The way through these invisible boundaries is simple but uncomfortable: deliberate boundary crossing.

Identify one small boundary you’ve created for yourself around your dream, and intentionally step across it. Not the biggest one – start small. Make that phone call. Write that first page. Invest that small amount. Apply for that opportunity.

The point isn’t the outcome. The point is teaching your nervous system that boundaries are self-created and can be self-removed.

Why Your “Reality Check” Is Actually Blocking Your Creative Vision

One of the sneakiest mindset blocks masquerades as wisdom. It’s the voice that says: “Be realistic. Don’t set yourself up for disappointment.”

This sounds reasonable. Mature even. But it fundamentally misunderstands how creative vision works.

Creative vision isn’t about predicting the most statistically likely outcome based on current evidence. It’s about seeing beyond current limitations to what could be.

The Wright brothers didn’t do a “reality check” when designing the first airplane. Reality at that time said human flight was impossible. Edison didn’t do a “reality check” after his thousands of failed attempts at the light bulb. Reality said he was wasting his time.

Every major innovation began as an “unrealistic” idea.

When we insist on being “realistic,” we’re actually saying: “I refuse to consider anything outside my current experience.” This is the opposite of creative vision.

Try this instead: When you catch yourself saying “let’s be realistic,” replace it with “let’s be possibility-focused.” Ask: “What would make this possible?” instead of “Why isn’t this possible?”

The mind follows the questions we ask.

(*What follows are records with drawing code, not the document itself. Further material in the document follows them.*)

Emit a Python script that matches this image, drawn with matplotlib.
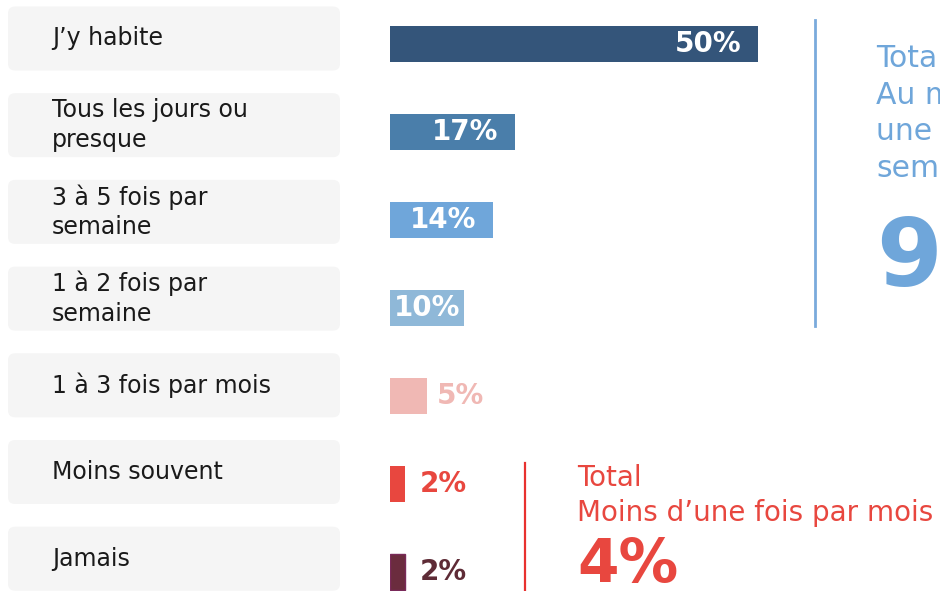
import matplotlib.pyplot as plt
from matplotlib.patches import FancyBboxPatch

# Data
categories = ["J\u2019y habite", "Tous les jours ou\npresque", "3 \u00e0 5 fois par\nsemaine",
              "1 \u00e0 2 fois par\nsemaine", "1 \u00e0 3 fois par mois", "Moins souvent", "Jamais"]
values = [50, 17, 14, 10, 5, 2, 2]
bar_colors = ["#34557A", "#4A7EAA", "#6FA6DA", "#8FB8D8", "#F0B8B4", "#E8473F", "#6B2C3E"]
label_colors = ["white", "white", "white", "white", "#F0B8B4", "#E8473F", "#5E2B36"]
weekly_idx = [0, 1, 2, 3]      # "Au moins une fois par semaine"
rare_idx = [5, 6]              # "Moins d'une fois par mois"

W, H = 940, 591
fig = plt.figure(figsize=(W / 100, H / 100), dpi=100)
fig.patch.set_facecolor("white")

# background layer in pixel units: label boxes, separators, totals
bg = fig.add_axes([0, 0, 1, 1], zorder=0)
bg.set_xlim(0, W)
bg.set_ylim(H, 0)
bg.axis("off")

for i, cat in enumerate(categories):
    c = 38.5 + 86.7 * i
    box = FancyBboxPatch((8, c - 32), 332, 64, boxstyle="round,pad=0,rounding_size=7",
                         facecolor="#F5F5F5", edgecolor="none")
    bg.add_patch(box)
    bg.text(52, c, cat, ha="left", va="center", fontsize=17, color="#1A1A1A",
            linespacing=1.3)

# bars
ax = fig.add_axes([390 / W, 0, 368 / W, 1], zorder=1)
ax.set_xlim(0, 50)
ax.set_ylim(H / 88 - 0.5, -0.5)
ax.axis("off")
ypos = list(range(len(values)))
ax.barh(ypos, values, height=0.41, color=bar_colors, edgecolor="none")
ax.patches[6].set_edgecolor("#7A2A5A")
ax.patches[6].set_linewidth(1)

for y, v, col in zip(ypos, values, label_colors):
    txt = f"{v}%"
    if v >= 10:
        pad = 2.3 if v > 12 else 0.4
        ax.text(v - pad, y, txt, ha="right", va="center", fontsize=20,
                fontweight="bold", color=col, clip_on=False)
    else:
        pad = 2.0 if v < 4 else 1.3
        ax.text(v + pad, y, txt, ha="left", va="center", fontsize=20,
                fontweight="bold", color=col, clip_on=False)

# totals
weekly_total = sum(values[i] for i in weekly_idx)
rare_total = sum(values[i] for i in rare_idx)

bg.plot([815, 815], [20, 326], color="#7AAADC", lw=2)
bg.text(876, 44, "Total\nAu moins\nune fois par\nsemaine", ha="left", va="top",
        fontsize=21.5, color="#6FA6DA", linespacing=1.33)
bg.text(876, 286, f"{weekly_total}%", ha="left", va="baseline", fontsize=68,
        fontweight="bold", color="#6FA6DA")

bg.plot([525, 525], [463, 591], color="#E8312F", lw=1.6)
bg.text(577, 464, "Total\nMoins d\u2019une fois par mois", ha="left", va="top",
        fontsize=20, color="#E8473F", linespacing=1.3)
bg.text(577, 582, f"{rare_total}%", ha="left", va="baseline", fontsize=43,
        fontweight="bold", color="#E8473F")

fig.savefig("out.png", dpi=100)
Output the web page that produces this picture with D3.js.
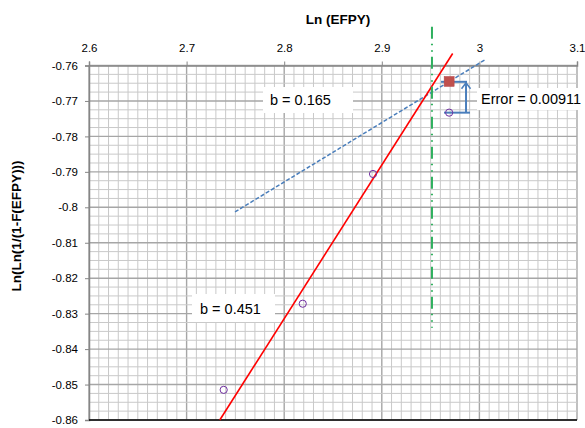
<!DOCTYPE html>
<html>
<head>
  <meta charset="utf-8">
  <script src="https://d3js.org/d3.v7.min.js"></script>
  <style>
    body { margin: 0; background: #fff; }
    text { font-family: 'Liberation Sans', Arial, sans-serif; fill: #000; }
  </style>
</head>
<body>
  <div id="chart"></div>
  <script>
    // observed points (open circles)
    const pointsX = [2.738, 2.819, 2.891, 2.969];
    const pointsY = [-0.8515, -0.8272, -0.7906, -0.7733];
    // predicted point (filled square)
    const predX = [2.969];
    const predY = [-0.7645];
    // fitted line b = 0.451 (red)
    const redX = [2.734, 2.9726];
    const redY = [-0.86, -0.7566];
    // fitted line b = 0.165 (blue dashed)
    const blueX = [2.7496, 3.0057];
    const blueY = [-0.8013, -0.7584];
    // vertical marker (green dash-dot)
    const greenX = [2.9514, 2.9514];
    const greenY = [-0.7491, -0.834];
    // error bracket
    const errTopX = [2.9607, 2.9873];
    const errBotX = [2.9637, 2.9904];
    const errArrowX = 2.9863;
    const errY = [-0.7646, -0.7733];

    const xTicks = [2.6, 2.7, 2.8, 2.9, 3.0, 3.1];
    const yTicks = [-0.76, -0.77, -0.78, -0.79, -0.8, -0.81, -0.82, -0.83, -0.84, -0.85, -0.86];

    const width = 585, height = 428;
    const svg = d3.select('#chart').append('svg')
      .attr('width', width)
      .attr('height', height);

    const x = d3.scaleLinear().domain([2.6, 3.1]).range([89, 577]);
    const y = d3.scaleLinear().domain([-0.76, -0.86]).range([65.5, 420]);

    // plain hyphen minus like the original
    const fmt = d => d3.format('~g')(d).replace('\u2212', '-');

    // grid, major every 0.1 / 0.01
    const grid = svg.append('g');
    grid.selectAll('.vx')
      .data(d3.range(0, 51).map(i => 2.6 + i * 0.01))
      .enter().append('line')
      .attr('x1', d => x(d)).attr('x2', d => x(d))
      .attr('y1', y(-0.76)).attr('y2', y(-0.86))
      .attr('stroke', (d, i) => i % 10 === 0 ? '#a6a6a6' : '#c9c9c9')
      .attr('stroke-width', (d, i) => i % 10 === 0 ? 1.4 : 1);
    grid.selectAll('.hy')
      .data(d3.range(0, 41).map(i => -0.76 - i * 0.0025))
      .enter().append('line')
      .attr('x1', x(2.6)).attr('x2', x(3.1))
      .attr('y1', d => y(d)).attr('y2', d => y(d))
      .attr('stroke', (d, i) => i % 4 === 0 ? '#a6a6a6' : '#c9c9c9')
      .attr('stroke-width', (d, i) => i % 4 === 0 ? 1.4 : 1);

    // top axis
    const xAxis = d3.axisTop(x).tickValues(xTicks).tickSize(4).tickFormat(fmt);
    const gx = svg.append('g').attr('transform', `translate(0,${y(-0.76)})`).call(xAxis);
    gx.select('.domain').attr('stroke', '#868686').attr('stroke-width', 1.5);
    gx.selectAll('.tick line').attr('stroke', '#868686');
    gx.selectAll('.tick text').attr('font-size', 11.5).attr('y', -8).attr('dy', '-0.45em')
      .style('font-family', "'Liberation Sans', Arial, sans-serif");

    // left axis
    const yAxis = d3.axisLeft(y).tickValues(yTicks).tickSize(4).tickFormat(fmt);
    const gy = svg.append('g').attr('transform', `translate(${x(2.6)},0)`).call(yAxis);
    gy.select('.domain').attr('stroke', '#868686').attr('stroke-width', 1.5);
    gy.selectAll('.tick line').attr('stroke', '#868686');
    gy.selectAll('.tick text').attr('font-size', 11.5).attr('x', -11)
      .style('font-family', "'Liberation Sans', Arial, sans-serif");

    // bottom line
    svg.append('line')
      .attr('x1', x(2.6)).attr('x2', x(3.1))
      .attr('y1', y(-0.86)).attr('y2', y(-0.86))
      .attr('stroke', '#000').attr('stroke-width', 1.5);

    // axis titles
    svg.append('text')
      .attr('x', 338).attr('y', 24)
      .attr('text-anchor', 'middle')
      .attr('font-size', 13.5).attr('font-weight', 'bold')
      .text('Ln (EFPY)');
    svg.append('text')
      .attr('transform', 'translate(21,226) rotate(-90)')
      .attr('text-anchor', 'middle')
      .attr('font-size', 13.5).attr('font-weight', 'bold')
      .text('Ln(Ln(1/(1-F(EFPY)))');

    const line = d3.line().x(d => x(d[0])).y(d => y(d[1]));

    // blue dashed fit
    svg.append('path')
      .attr('d', line(d3.zip(blueX, blueY)))
      .attr('stroke', '#4a7ebb').attr('stroke-width', 1.5)
      .attr('stroke-dasharray', '4,2').attr('fill', 'none');

    // red fit
    svg.append('path')
      .attr('d', line(d3.zip(redX, redY)))
      .attr('stroke', '#ff0000').attr('stroke-width', 1.6).attr('fill', 'none');

    // green marker
    svg.append('path')
      .attr('d', line(d3.zip(greenX, greenY)))
      .attr('stroke', '#2fb05e').attr('stroke-width', 2)
      .attr('stroke-dasharray', '12,5,1.5,5,1.5,5').attr('fill', 'none');

    // error bracket
    const eb = svg.append('g').attr('stroke', '#4a7ebb').attr('stroke-width', 2).attr('fill', 'none');
    eb.append('path').attr('d', line([[errTopX[0], errY[0]], [errTopX[1], errY[0]]]));
    eb.append('path').attr('d', line([[errBotX[0], errY[1]], [errBotX[1], errY[1]]]));
    eb.append('path').attr('d', line([[errArrowX, errY[1]], [errArrowX, errY[0]]]));
    const ax = x(errArrowX), ay = y(errY[0]) + 1;
    eb.append('path').attr('d', `M${ax - 4.5},${ay + 6}L${ax},${ay}L${ax + 4.5},${ay + 6}`)
      .attr('stroke-width', 1.5);

    // predicted square
    svg.selectAll('.pred')
      .data(d3.zip(predX, predY))
      .enter().append('rect')
      .attr('x', d => x(d[0]) - 5).attr('y', d => y(d[1]) - 5)
      .attr('width', 10).attr('height', 10)
      .attr('fill', '#c0504d').attr('stroke', '#b8474a').attr('stroke-width', 0.5);

    // observed circles
    svg.selectAll('.pt')
      .data(d3.zip(pointsX, pointsY))
      .enter().append('circle')
      .attr('cx', d => x(d[0])).attr('cy', d => y(d[1]))
      .attr('r', 3.6)
      .attr('fill', 'none').attr('stroke', '#7030a0').attr('stroke-width', 1);

    // labels
    const labels = [
      { text: 'b = 0.165', box: [263, 87, 90, 26], tx: 270, ty: 105 },
      { text: 'b = 0.451', box: [192, 294, 83, 28], tx: 200, ty: 314 },
      { text: 'Error = 0.00911', box: [477, 88, 108, 22], tx: 481, ty: 104 }
    ];
    labels.forEach(l => {
      svg.append('rect')
        .attr('x', l.box[0]).attr('y', l.box[1])
        .attr('width', l.box[2]).attr('height', l.box[3])
        .attr('fill', '#fff');
      svg.append('text')
        .attr('x', l.tx).attr('y', l.ty)
        .attr('font-size', 14.5)
        .text(l.text);
    });
  </script>
</body>
</html>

By changing the question from limitation-focused to possibility-focused, we direct our creative energy toward solutions rather than obstacles.

mindset blocks

The Ultimate Mindset Block Removal Tool

All these techniques help address specific mindset blocks, but there’s one master tool that helps with all of them: developing your identity beyond your current circumstances.

Most mindset blocks persist because they seem consistent with who we believe we are. If I believe “I’m not a business person,” then of course doubts about business success seem valid.

But what if you started thinking of yourself as someone in development rather than someone with fixed qualities?

– Not “I’m not a business person” but “I’m developing my business skills” – Not “I’m not lucky with money” but “I’m evolving my relationship with wealth” – Not “I’m not creative enough” but “I’m expanding my creative abilities”

This identity-level shift changes everything because most mindset blocks can only attach to static beliefs about who you are. When you see yourself as constantly evolving, blocks lose their anchor points.

Practice saying: “That may have been true about the old me, but the me I’m becoming thinks/acts/believes differently.”

This isn’t positive thinking – it’s developmental thinking. And it’s how you create space for your creative vision to grow beyond the limitations of your current mindset.

Mindset blocks aren’t permanent obstacles. They’re just thought patterns that have overstayed their welcome. With awareness and consistent practice, you can remove them one by one, clearing the path for your creative vision to finally manifest in the world.

Because ultimately, the only thing standing between your vision board and your life is the thoughts you choose to believe about what’s possible.